Data segment:

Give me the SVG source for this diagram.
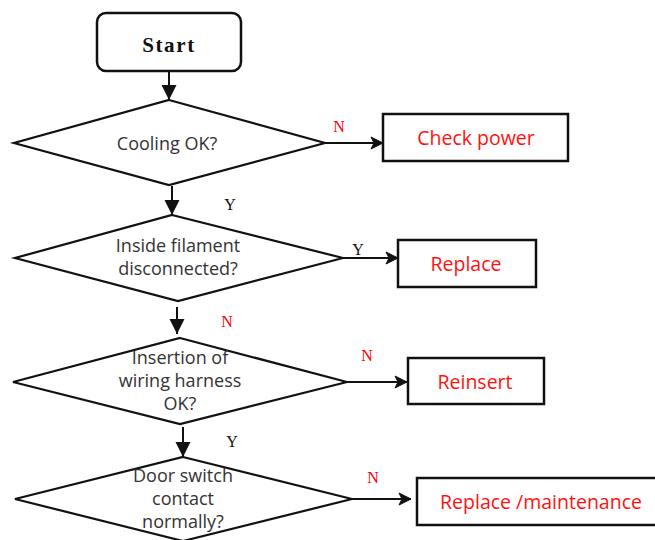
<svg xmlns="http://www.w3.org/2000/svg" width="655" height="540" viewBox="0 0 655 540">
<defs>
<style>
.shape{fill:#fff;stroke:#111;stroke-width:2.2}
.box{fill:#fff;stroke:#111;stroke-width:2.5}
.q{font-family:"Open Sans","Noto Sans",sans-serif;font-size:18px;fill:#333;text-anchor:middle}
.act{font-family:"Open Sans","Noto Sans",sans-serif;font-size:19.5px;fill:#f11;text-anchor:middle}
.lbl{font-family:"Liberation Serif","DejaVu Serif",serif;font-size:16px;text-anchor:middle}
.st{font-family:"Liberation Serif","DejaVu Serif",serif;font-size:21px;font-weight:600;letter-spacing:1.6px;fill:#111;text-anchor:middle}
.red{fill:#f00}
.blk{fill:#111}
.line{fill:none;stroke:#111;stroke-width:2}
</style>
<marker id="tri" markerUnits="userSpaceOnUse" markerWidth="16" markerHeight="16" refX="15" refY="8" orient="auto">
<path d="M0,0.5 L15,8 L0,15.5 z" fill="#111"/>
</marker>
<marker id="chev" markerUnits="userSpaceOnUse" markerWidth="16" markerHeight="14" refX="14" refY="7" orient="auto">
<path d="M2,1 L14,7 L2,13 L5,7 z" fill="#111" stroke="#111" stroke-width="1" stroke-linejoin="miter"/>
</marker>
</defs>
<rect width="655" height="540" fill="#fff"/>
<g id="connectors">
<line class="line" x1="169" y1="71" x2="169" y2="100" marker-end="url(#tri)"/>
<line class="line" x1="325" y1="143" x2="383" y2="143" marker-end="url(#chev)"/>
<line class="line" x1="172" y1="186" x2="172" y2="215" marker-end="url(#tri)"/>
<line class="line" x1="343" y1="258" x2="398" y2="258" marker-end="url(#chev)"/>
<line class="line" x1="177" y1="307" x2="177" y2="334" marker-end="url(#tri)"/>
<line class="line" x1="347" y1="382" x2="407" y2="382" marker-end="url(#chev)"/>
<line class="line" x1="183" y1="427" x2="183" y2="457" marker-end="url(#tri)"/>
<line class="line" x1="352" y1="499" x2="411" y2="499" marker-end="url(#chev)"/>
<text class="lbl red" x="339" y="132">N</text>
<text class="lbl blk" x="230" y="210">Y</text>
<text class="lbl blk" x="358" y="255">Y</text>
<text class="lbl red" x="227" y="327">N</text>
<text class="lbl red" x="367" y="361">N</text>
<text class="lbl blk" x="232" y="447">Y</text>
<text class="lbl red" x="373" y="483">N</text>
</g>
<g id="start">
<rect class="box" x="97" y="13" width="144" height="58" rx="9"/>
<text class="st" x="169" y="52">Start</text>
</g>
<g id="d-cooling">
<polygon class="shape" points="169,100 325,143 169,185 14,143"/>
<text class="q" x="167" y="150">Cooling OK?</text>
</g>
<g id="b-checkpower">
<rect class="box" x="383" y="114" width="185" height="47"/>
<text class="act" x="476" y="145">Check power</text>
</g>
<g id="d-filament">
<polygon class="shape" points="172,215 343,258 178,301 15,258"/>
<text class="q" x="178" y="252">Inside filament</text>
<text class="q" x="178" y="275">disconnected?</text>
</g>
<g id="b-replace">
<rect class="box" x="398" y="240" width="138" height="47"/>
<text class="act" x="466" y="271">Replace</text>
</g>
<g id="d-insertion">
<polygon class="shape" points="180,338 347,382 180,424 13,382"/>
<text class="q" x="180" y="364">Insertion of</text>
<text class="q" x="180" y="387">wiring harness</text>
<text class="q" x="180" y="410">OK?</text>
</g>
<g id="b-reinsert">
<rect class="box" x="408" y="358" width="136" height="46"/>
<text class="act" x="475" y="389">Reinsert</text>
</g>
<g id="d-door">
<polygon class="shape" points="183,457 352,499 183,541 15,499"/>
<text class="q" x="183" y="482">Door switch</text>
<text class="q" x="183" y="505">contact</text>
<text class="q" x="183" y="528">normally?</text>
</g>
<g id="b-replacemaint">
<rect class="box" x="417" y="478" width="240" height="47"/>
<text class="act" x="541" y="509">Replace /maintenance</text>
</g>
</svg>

Task to complete:
Repeat the data exactly in full, omitting its pictures.

Reply:
Give me the SVG source for this diagram.
<svg xmlns="http://www.w3.org/2000/svg" width="655" height="540" viewBox="0 0 655 540">
<defs>
<style>
.shape{fill:#fff;stroke:#111;stroke-width:2.2}
.box{fill:#fff;stroke:#111;stroke-width:2.5}
.q{font-family:"Open Sans","Noto Sans",sans-serif;font-size:18px;fill:#333;text-anchor:middle}
.act{font-family:"Open Sans","Noto Sans",sans-serif;font-size:19.5px;fill:#f11;text-anchor:middle}
.lbl{font-family:"Liberation Serif","DejaVu Serif",serif;font-size:16px;text-anchor:middle}
.st{font-family:"Liberation Serif","DejaVu Serif",serif;font-size:21px;font-weight:600;letter-spacing:1.6px;fill:#111;text-anchor:middle}
.red{fill:#f00}
.blk{fill:#111}
.line{fill:none;stroke:#111;stroke-width:2}
</style>
<marker id="tri" markerUnits="userSpaceOnUse" markerWidth="16" markerHeight="16" refX="15" refY="8" orient="auto">
<path d="M0,0.5 L15,8 L0,15.5 z" fill="#111"/>
</marker>
<marker id="chev" markerUnits="userSpaceOnUse" markerWidth="16" markerHeight="14" refX="14" refY="7" orient="auto">
<path d="M2,1 L14,7 L2,13 L5,7 z" fill="#111" stroke="#111" stroke-width="1" stroke-linejoin="miter"/>
</marker>
</defs>
<rect width="655" height="540" fill="#fff"/>
<g id="connectors">
<line class="line" x1="169" y1="71" x2="169" y2="100" marker-end="url(#tri)"/>
<line class="line" x1="325" y1="143" x2="383" y2="143" marker-end="url(#chev)"/>
<line class="line" x1="172" y1="186" x2="172" y2="215" marker-end="url(#tri)"/>
<line class="line" x1="343" y1="258" x2="398" y2="258" marker-end="url(#chev)"/>
<line class="line" x1="177" y1="307" x2="177" y2="334" marker-end="url(#tri)"/>
<line class="line" x1="347" y1="382" x2="407" y2="382" marker-end="url(#chev)"/>
<line class="line" x1="183" y1="427" x2="183" y2="457" marker-end="url(#tri)"/>
<line class="line" x1="352" y1="499" x2="411" y2="499" marker-end="url(#chev)"/>
<text class="lbl red" x="339" y="132">N</text>
<text class="lbl blk" x="230" y="210">Y</text>
<text class="lbl blk" x="358" y="255">Y</text>
<text class="lbl red" x="227" y="327">N</text>
<text class="lbl red" x="367" y="361">N</text>
<text class="lbl blk" x="232" y="447">Y</text>
<text class="lbl red" x="373" y="483">N</text>
</g>
<g id="start">
<rect class="box" x="97" y="13" width="144" height="58" rx="9"/>
<text class="st" x="169" y="52">Start</text>
</g>
<g id="d-cooling">
<polygon class="shape" points="169,100 325,143 169,185 14,143"/>
<text class="q" x="167" y="150">Cooling OK?</text>
</g>
<g id="b-checkpower">
<rect class="box" x="383" y="114" width="185" height="47"/>
<text class="act" x="476" y="145">Check power</text>
</g>
<g id="d-filament">
<polygon class="shape" points="172,215 343,258 178,301 15,258"/>
<text class="q" x="178" y="252">Inside filament</text>
<text class="q" x="178" y="275">disconnected?</text>
</g>
<g id="b-replace">
<rect class="box" x="398" y="240" width="138" height="47"/>
<text class="act" x="466" y="271">Replace</text>
</g>
<g id="d-insertion">
<polygon class="shape" points="180,338 347,382 180,424 13,382"/>
<text class="q" x="180" y="364">Insertion of</text>
<text class="q" x="180" y="387">wiring harness</text>
<text class="q" x="180" y="410">OK?</text>
</g>
<g id="b-reinsert">
<rect class="box" x="408" y="358" width="136" height="46"/>
<text class="act" x="475" y="389">Reinsert</text>
</g>
<g id="d-door">
<polygon class="shape" points="183,457 352,499 183,541 15,499"/>
<text class="q" x="183" y="482">Door switch</text>
<text class="q" x="183" y="505">contact</text>
<text class="q" x="183" y="528">normally?</text>
</g>
<g id="b-replacemaint">
<rect class="box" x="417" y="478" width="240" height="47"/>
<text class="act" x="541" y="509">Replace /maintenance</text>
</g>
</svg>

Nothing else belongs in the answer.